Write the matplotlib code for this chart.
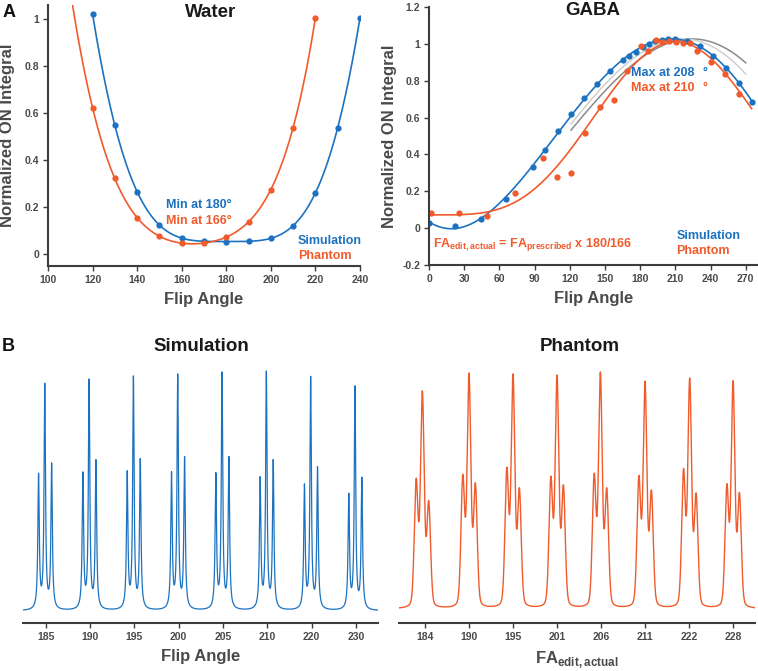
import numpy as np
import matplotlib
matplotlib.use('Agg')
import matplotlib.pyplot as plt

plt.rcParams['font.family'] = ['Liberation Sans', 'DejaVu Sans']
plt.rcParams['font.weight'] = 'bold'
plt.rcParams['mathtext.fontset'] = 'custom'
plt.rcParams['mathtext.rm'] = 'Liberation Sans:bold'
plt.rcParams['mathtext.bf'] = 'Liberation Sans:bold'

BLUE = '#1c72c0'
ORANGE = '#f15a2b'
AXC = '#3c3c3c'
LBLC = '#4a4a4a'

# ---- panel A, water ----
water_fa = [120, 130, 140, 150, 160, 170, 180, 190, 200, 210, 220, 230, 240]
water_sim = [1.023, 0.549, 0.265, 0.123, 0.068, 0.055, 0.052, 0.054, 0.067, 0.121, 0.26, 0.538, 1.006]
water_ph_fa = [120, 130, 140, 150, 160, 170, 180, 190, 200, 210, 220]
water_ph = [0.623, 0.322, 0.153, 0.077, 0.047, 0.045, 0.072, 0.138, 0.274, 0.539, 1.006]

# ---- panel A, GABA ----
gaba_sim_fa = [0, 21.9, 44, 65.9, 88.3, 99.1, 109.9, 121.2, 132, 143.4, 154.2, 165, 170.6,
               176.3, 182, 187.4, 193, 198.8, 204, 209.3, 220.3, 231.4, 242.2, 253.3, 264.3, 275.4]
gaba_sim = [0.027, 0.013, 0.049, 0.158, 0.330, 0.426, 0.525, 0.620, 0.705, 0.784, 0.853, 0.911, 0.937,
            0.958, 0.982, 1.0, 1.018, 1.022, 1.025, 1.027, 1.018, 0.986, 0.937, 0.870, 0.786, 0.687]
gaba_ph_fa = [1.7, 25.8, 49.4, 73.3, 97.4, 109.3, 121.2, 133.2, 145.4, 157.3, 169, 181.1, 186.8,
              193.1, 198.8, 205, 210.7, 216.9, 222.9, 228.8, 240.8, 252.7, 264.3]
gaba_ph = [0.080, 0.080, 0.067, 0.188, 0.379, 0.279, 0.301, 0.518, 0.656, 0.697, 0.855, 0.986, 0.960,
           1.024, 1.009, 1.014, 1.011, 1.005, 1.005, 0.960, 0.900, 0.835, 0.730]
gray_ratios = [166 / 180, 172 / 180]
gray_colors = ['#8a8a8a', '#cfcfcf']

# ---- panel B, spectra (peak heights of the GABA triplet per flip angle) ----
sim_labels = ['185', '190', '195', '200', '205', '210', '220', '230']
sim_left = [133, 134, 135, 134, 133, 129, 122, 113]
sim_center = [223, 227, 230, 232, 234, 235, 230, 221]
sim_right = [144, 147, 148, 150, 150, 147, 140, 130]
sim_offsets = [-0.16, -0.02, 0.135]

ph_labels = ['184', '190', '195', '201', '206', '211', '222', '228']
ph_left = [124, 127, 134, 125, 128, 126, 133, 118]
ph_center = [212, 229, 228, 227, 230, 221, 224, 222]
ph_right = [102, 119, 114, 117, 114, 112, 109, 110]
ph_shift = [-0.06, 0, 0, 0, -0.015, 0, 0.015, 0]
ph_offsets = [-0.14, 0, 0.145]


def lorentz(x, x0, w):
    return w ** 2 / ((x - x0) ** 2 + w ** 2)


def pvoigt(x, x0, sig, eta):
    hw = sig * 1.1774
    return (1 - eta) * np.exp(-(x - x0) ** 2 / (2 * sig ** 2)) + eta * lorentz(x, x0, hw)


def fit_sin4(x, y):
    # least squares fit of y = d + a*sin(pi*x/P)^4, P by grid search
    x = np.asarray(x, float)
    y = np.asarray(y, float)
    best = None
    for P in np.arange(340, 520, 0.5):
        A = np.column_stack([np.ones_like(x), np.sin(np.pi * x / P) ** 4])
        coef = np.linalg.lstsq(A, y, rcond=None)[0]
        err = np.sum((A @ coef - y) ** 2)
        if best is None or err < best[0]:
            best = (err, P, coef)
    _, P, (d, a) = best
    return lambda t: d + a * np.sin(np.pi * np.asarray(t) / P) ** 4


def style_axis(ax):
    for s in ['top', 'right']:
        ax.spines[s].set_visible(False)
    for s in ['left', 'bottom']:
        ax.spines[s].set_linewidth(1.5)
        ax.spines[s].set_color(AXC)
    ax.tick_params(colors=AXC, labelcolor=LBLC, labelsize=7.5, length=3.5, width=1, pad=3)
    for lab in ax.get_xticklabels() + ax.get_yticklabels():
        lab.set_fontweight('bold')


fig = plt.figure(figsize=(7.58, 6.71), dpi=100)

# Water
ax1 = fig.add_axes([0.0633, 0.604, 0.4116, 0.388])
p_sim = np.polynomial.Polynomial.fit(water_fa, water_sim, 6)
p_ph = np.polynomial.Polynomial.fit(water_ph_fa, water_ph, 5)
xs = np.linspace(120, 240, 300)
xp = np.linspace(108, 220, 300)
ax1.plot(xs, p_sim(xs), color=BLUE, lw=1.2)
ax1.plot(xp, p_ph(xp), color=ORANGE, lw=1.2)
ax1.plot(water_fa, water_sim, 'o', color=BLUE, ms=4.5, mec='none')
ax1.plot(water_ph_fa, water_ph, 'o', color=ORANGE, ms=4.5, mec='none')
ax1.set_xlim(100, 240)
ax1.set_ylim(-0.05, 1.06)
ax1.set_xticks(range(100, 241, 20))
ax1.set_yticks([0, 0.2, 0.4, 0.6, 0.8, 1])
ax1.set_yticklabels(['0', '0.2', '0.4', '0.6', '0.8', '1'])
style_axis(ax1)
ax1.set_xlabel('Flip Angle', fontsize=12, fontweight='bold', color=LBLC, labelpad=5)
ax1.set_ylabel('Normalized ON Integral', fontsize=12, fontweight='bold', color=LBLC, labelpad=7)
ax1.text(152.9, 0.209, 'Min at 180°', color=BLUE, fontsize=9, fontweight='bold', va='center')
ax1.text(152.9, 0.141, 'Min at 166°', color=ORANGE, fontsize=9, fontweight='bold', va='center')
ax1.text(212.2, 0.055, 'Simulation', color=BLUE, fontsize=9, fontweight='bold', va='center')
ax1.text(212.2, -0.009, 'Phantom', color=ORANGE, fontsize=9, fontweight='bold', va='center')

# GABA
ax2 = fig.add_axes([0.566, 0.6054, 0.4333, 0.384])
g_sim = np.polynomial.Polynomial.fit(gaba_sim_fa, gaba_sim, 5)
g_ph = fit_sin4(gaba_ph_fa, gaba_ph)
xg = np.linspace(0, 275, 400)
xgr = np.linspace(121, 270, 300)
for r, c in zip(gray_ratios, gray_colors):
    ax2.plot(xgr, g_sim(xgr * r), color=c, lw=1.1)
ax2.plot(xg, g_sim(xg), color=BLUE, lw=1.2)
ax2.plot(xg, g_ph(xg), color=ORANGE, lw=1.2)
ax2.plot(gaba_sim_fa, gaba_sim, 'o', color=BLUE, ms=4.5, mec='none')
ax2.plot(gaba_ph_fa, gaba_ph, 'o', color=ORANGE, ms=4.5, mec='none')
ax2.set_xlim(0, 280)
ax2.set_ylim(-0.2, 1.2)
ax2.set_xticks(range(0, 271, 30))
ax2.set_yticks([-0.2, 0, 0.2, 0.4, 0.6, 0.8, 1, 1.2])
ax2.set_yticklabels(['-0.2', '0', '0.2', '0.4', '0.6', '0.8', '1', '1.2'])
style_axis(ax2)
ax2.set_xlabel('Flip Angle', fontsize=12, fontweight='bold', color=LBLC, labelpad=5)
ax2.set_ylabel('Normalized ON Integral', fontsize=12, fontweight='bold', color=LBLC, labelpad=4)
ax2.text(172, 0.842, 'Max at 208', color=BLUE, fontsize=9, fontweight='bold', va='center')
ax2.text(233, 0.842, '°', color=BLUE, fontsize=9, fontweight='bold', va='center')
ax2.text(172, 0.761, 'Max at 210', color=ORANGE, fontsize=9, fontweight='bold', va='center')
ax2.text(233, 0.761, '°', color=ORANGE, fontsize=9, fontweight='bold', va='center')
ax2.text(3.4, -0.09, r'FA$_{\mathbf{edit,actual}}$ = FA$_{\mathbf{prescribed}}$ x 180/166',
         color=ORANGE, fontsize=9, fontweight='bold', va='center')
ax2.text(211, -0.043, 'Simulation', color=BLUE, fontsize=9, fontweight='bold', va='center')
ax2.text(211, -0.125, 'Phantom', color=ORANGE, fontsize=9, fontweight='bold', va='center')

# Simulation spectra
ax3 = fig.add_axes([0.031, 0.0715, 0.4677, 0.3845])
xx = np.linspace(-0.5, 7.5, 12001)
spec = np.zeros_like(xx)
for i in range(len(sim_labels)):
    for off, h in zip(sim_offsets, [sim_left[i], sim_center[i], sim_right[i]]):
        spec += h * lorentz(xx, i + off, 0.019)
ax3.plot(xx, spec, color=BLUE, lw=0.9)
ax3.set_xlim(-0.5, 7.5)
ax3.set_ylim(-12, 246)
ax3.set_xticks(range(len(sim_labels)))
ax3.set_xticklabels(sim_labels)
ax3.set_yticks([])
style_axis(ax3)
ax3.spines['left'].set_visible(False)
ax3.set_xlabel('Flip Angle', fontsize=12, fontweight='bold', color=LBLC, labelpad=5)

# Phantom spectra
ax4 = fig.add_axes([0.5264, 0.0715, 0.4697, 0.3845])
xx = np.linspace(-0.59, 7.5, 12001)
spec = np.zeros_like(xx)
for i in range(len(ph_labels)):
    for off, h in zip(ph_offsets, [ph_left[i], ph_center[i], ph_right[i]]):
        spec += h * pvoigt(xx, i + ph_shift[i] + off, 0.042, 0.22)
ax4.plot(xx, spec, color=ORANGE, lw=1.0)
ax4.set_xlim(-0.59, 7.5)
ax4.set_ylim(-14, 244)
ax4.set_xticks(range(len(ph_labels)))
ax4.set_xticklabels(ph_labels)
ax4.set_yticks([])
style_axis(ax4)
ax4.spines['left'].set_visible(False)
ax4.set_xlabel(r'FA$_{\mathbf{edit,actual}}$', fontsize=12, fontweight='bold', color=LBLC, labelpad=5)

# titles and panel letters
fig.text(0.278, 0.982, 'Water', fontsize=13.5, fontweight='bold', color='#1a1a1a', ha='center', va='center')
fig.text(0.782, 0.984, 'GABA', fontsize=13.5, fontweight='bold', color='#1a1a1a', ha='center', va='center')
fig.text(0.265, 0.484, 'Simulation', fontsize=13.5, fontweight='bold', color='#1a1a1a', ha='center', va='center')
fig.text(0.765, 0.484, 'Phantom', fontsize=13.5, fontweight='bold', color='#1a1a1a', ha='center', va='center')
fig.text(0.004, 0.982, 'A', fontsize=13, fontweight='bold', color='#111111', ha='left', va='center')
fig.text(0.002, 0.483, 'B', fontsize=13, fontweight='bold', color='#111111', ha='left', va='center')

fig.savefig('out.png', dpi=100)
○ ○ ○
**TASK TO CARRY OUT**
Repeat, word for word and with no pictures, only the lines running from the beginning of the data to the line that contains "ph_offsets = [-0.14, 0, 0.145]".

**FULL SOLUTION**
Write the matplotlib code for this chart.
import numpy as np
import matplotlib
matplotlib.use('Agg')
import matplotlib.pyplot as plt

plt.rcParams['font.family'] = ['Liberation Sans', 'DejaVu Sans']
plt.rcParams['font.weight'] = 'bold'
plt.rcParams['mathtext.fontset'] = 'custom'
plt.rcParams['mathtext.rm'] = 'Liberation Sans:bold'
plt.rcParams['mathtext.bf'] = 'Liberation Sans:bold'

BLUE = '#1c72c0'
ORANGE = '#f15a2b'
AXC = '#3c3c3c'
LBLC = '#4a4a4a'

# ---- panel A, water ----
water_fa = [120, 130, 140, 150, 160, 170, 180, 190, 200, 210, 220, 230, 240]
water_sim = [1.023, 0.549, 0.265, 0.123, 0.068, 0.055, 0.052, 0.054, 0.067, 0.121, 0.26, 0.538, 1.006]
water_ph_fa = [120, 130, 140, 150, 160, 170, 180, 190, 200, 210, 220]
water_ph = [0.623, 0.322, 0.153, 0.077, 0.047, 0.045, 0.072, 0.138, 0.274, 0.539, 1.006]

# ---- panel A, GABA ----
gaba_sim_fa = [0, 21.9, 44, 65.9, 88.3, 99.1, 109.9, 121.2, 132, 143.4, 154.2, 165, 170.6,
               176.3, 182, 187.4, 193, 198.8, 204, 209.3, 220.3, 231.4, 242.2, 253.3, 264.3, 275.4]
gaba_sim = [0.027, 0.013, 0.049, 0.158, 0.330, 0.426, 0.525, 0.620, 0.705, 0.784, 0.853, 0.911, 0.937,
            0.958, 0.982, 1.0, 1.018, 1.022, 1.025, 1.027, 1.018, 0.986, 0.937, 0.870, 0.786, 0.687]
gaba_ph_fa = [1.7, 25.8, 49.4, 73.3, 97.4, 109.3, 121.2, 133.2, 145.4, 157.3, 169, 181.1, 186.8,
              193.1, 198.8, 205, 210.7, 216.9, 222.9, 228.8, 240.8, 252.7, 264.3]
gaba_ph = [0.080, 0.080, 0.067, 0.188, 0.379, 0.279, 0.301, 0.518, 0.656, 0.697, 0.855, 0.986, 0.960,
           1.024, 1.009, 1.014, 1.011, 1.005, 1.005, 0.960, 0.900, 0.835, 0.730]
gray_ratios = [166 / 180, 172 / 180]
gray_colors = ['#8a8a8a', '#cfcfcf']

# ---- panel B, spectra (peak heights of the GABA triplet per flip angle) ----
sim_labels = ['185', '190', '195', '200', '205', '210', '220', '230']
sim_left = [133, 134, 135, 134, 133, 129, 122, 113]
sim_center = [223, 227, 230, 232, 234, 235, 230, 221]
sim_right = [144, 147, 148, 150, 150, 147, 140, 130]
sim_offsets = [-0.16, -0.02, 0.135]

ph_labels = ['184', '190', '195', '201', '206', '211', '222', '228']
ph_left = [124, 127, 134, 125, 128, 126, 133, 118]
ph_center = [212, 229, 228, 227, 230, 221, 224, 222]
ph_right = [102, 119, 114, 117, 114, 112, 109, 110]
ph_shift = [-0.06, 0, 0, 0, -0.015, 0, 0.015, 0]
ph_offsets = [-0.14, 0, 0.145]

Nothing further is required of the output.